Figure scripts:
· · · ·

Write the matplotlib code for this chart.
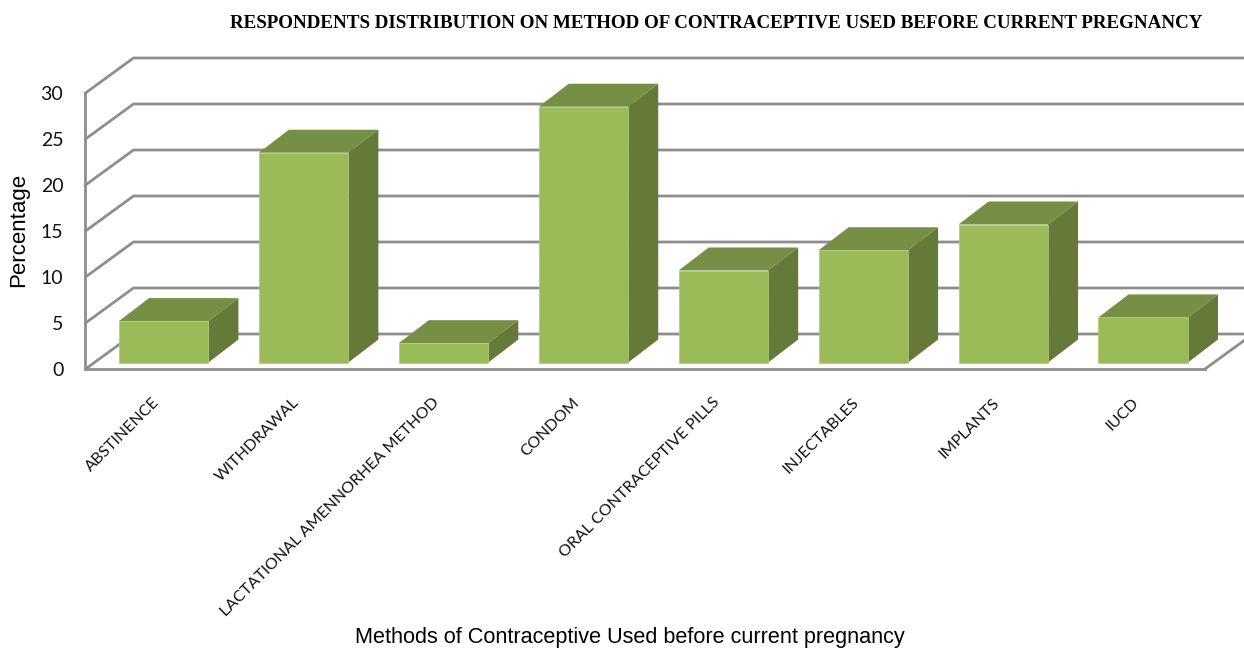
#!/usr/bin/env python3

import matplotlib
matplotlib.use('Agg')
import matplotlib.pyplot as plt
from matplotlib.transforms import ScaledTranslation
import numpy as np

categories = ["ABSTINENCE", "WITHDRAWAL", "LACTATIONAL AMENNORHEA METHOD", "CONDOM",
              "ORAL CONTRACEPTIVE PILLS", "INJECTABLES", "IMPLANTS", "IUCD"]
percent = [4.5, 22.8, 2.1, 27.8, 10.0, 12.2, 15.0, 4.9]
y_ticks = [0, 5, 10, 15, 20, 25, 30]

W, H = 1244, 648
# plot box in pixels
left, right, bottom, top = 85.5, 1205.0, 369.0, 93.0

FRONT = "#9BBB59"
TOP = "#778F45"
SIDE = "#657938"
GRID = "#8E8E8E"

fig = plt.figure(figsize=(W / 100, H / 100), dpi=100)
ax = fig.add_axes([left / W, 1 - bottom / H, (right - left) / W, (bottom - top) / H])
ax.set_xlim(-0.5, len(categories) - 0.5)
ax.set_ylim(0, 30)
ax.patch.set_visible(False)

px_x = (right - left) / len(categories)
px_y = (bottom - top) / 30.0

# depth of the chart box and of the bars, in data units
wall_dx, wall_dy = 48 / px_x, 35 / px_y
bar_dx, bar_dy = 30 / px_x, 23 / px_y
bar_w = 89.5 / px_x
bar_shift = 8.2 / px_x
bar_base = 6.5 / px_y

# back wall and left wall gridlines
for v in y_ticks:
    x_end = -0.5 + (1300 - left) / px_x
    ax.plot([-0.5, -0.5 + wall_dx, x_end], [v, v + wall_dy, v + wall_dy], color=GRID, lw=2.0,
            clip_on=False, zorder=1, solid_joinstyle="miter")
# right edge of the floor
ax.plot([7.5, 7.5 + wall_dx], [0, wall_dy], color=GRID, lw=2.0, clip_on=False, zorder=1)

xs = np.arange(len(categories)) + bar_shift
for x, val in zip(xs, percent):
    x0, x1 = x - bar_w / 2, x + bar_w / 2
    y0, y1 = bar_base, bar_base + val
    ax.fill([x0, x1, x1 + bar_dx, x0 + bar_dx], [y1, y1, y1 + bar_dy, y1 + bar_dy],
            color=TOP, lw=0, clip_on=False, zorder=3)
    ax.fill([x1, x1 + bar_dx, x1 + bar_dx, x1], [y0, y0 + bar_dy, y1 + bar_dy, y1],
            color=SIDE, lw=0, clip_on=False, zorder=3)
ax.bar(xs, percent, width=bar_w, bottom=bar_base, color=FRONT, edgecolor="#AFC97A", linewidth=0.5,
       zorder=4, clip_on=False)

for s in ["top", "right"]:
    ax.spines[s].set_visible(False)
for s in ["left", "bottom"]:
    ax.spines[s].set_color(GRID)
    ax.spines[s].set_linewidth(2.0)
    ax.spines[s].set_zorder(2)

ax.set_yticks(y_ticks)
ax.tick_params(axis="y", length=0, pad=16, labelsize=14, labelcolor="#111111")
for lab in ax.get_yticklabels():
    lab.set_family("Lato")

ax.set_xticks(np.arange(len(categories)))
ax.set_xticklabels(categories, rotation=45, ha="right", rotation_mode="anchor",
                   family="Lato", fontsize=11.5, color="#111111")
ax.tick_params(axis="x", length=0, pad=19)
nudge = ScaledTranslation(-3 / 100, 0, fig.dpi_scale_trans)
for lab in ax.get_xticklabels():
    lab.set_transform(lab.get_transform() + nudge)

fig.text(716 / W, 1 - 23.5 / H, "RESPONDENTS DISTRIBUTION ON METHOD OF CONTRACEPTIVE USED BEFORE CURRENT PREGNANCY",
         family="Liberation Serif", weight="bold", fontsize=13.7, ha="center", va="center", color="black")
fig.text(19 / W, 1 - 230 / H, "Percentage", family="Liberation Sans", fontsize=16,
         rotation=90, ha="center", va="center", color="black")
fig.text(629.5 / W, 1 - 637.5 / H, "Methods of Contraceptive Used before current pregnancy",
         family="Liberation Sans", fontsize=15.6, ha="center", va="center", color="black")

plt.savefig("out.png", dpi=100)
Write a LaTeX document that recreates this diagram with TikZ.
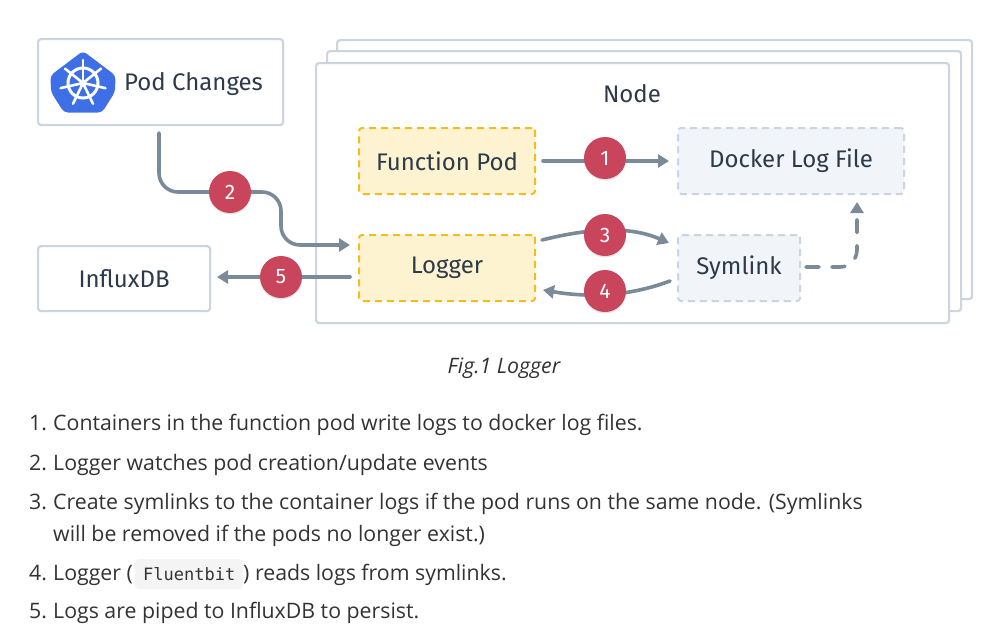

· · · ·

**SET PROBLEM**
Each line from the top of the material through the line containing "y_ticks = [0, 5, 10, 15, 20, 25, 30]" should be reproduced exactly; please drop any images.

**SOLUTION TO THIS PROBLEM**
Write the matplotlib code for this chart.
#!/usr/bin/env python3

import matplotlib
matplotlib.use('Agg')
import matplotlib.pyplot as plt
from matplotlib.transforms import ScaledTranslation
import numpy as np

categories = ["ABSTINENCE", "WITHDRAWAL", "LACTATIONAL AMENNORHEA METHOD", "CONDOM",
              "ORAL CONTRACEPTIVE PILLS", "INJECTABLES", "IMPLANTS", "IUCD"]
percent = [4.5, 22.8, 2.1, 27.8, 10.0, 12.2, 15.0, 4.9]
y_ticks = [0, 5, 10, 15, 20, 25, 30]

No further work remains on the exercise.